ARCA has also provided tailored training in partnership with UNESCO through the agency's Heritage Emergency Fund. In 2018, this training took place in Beirut, Lebanon. From 15 to 18 March 2021, ARCA delivered training modules for twenty-four customs officers from Eastern and Central Europe who participated in a virtual specialized PITCH (Preventing Illicit Trafficking of Cultural Heritage) training. This training was organized jointly by the World Customs Organization (WCO) and the Organization for Security and Cooperation in Europe (OSCE).

=== Sponsorship and outreach ===
When funding allows, ARCA has sponsored the documentation and exploration of new methodologies, approaches, and interactions focused on art and antiquities crime, as well as efforts toward its mitigation. In 2012, the Association awarded its Writer's Residency to Dr. Laurie Rush, a U.S.-based archaeologist and Cultural Resource Manager at Fort Drum. Dr. Rush advocates for Cultural Property Protection as a force multiplier in stability operations within the military. During her summer residency with ARCA, she was introduced to officers from Italy's Carabinieri art crime police unit, who, in turn, authorized the first English-language book highlighting the work of the Italian military's Carabinieri Command for the Protection of Cultural Property.

Since 2010, the Association has hosted its eponymous international art crime conference in Amelia, Italy. This event is designed for academic researchers, provenance researchers, law enforcement officials, museum professionals, legal experts, and public prosecutors who are addressing the ethical and legal complexities of art and antiquities crime and cultural property protection.

In 2016, a weekend-long conference forum focused on the concept of Cultural Rights and Value Education. In 2018, the event emphasized art crimes committed during incidents of asymmetrical warfare in the Middle East and featured presentations from archaeologists working in the conflict zones of Syria and Iraq. More recently, in 2023, an ARCA-affiliated forensic researcher was appointed to serve on the international panel of experts assisting with the British Museum's recovery project, aimed at recovering artifacts stolen from the museum.

==Publications==

Since 2009, ARCA has published the peer-reviewed Journal of Art Crime (JAC) on a biannual basis. The journal focuses on interdisciplinary academic articles related to art and antiquities crimes, their investigation, and their long-term repercussions. Some articles in the JAC represent the first publication of forensic work conducted by leading art crime-focused archaeologists, who track and identify looted antiquities circulating in the art market.

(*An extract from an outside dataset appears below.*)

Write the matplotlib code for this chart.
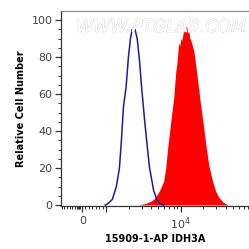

The JAC also features "cold cases," shedding light on lesser-known work by law enforcement investigators, who are often restricted from commenting on cases until long after the investigations have been closed.

The Journal of Art Crime (JAC) is available to subscribers in both print and ePaper formats. It is also accessible through university digital research lending platforms, including the HeinOnline Law Journal Library. Additionally, the JAC can be accessed via the Metropolitan Museum of Art's library collection and the regional interlibrary loan system known as UBorrow.

ARCA also maintains an art crime blog that provides free, open-access resources for scholars, law enforcement professionals, museum curators, and the general public. The blog addresses issues related to cultural property crime and the organization's activities, offering insights into the complexities of art crime and its broader societal implications. Since 2009, the Association has published more than 2,000 articles covering topics such as provenance, looting, illicit trafficking, forgery, vandalism, and iconoclasm.

== In the media==

In 2021, ARCA's work was featured in two film documentaries, one originating in the United States and the other in the UK.

The first, Lot 448, directed by Bella Monticelli, premiered at the 2021 Tribeca Film Festival as part of the festival's Female Trailblazers film series. Focused on showcasing women working in traditionally male-dominated fields, the film highlighted the efforts of one of ARCA's forensic researchers. The researcher gathered evidence in an attempt to stop the auction of a looted Etruscan antefix and worked to return the artifact to its country of origin.

The second documentary, titled Art Traffickers – Treasures Stolen From the Tombs, was produced by TIWI for Sky Arts. This film features commentary from an ARCA researcher discussing the historic looting and plunder carried out by some of Italy's most notorious antiquities trafficking networks.